Se Lev Tolstoj in Guerra e pace poteva narrare il conflitto come Omero lo ha cantato nell’Iliade, selezionando i personaggi, tessendo le loro vite come Dio, dall’alto, serenamente, lo scrittore italiano che descrive la Seconda guerra è un dio minore scampato al flagello dei titani. Malaparte, Landolfi e Fenoglio non raccontano la storia di una comunità, ma di un singolo: la guerra non si compie più insieme, ma da soli; non si difende altro che l’integrità del proprio sguardo. Si è in espatrio, in esilio, nessuna patria autenticherà in inno queste narrazioni. Questo è dunque lo scopo della guerra moderna: isolarci. La guerra è sempre dentro di noi.

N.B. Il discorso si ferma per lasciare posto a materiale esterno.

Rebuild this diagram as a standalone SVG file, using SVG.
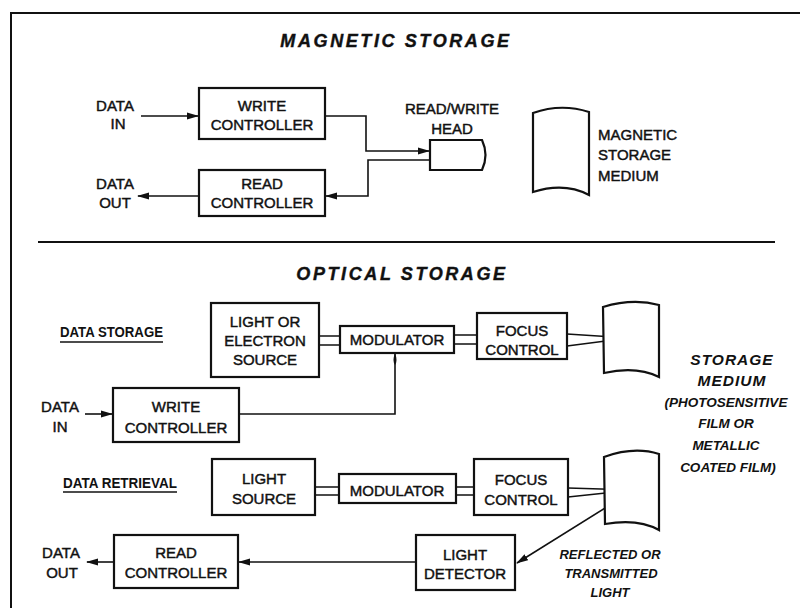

In un passaggio preveggente, di stordente acutezza, Malaparte scrive che “ciò che muove il tedesco alla crudeltà, agli atti più freddamente, più metodicamente, più scientemente crudeli è la paura. La paura degli oppressi, degli inermi, dei deboli, dei malati, la paura dei vecchi, delle donne, dei bambini, la paura degli ebrei”. E poi: “I tedeschi nudi sono meravigliosamente inermi. Sono senza segreto. Non fanno più paura. Il segreto della loro forza non è nella loro pelle, nelle loro ossa, nel loro sangue, ma nella loro uniforme. Sono talmente nudi che non si sentono vestiti se non in uniforme. La loro vera pelle è l’uniforme. Se i popoli d’Europa sapessero quale floscia, inerme e morta nudità si cela sotto il Feldgrau dell’uniforme tedesca, l’esercito germanico non farebbe paura nemmeno al popolo più debole, più disarmato. Un bambino oserebbe affrontare un intero battaglione tedesco”. La guerra, lo sterminio nasce dalla paura dell’inerte: lo scrittore, che si fa misero tra i miseri per descrivere la miseria – ed è per questo nobile – ci esilia dalla paura.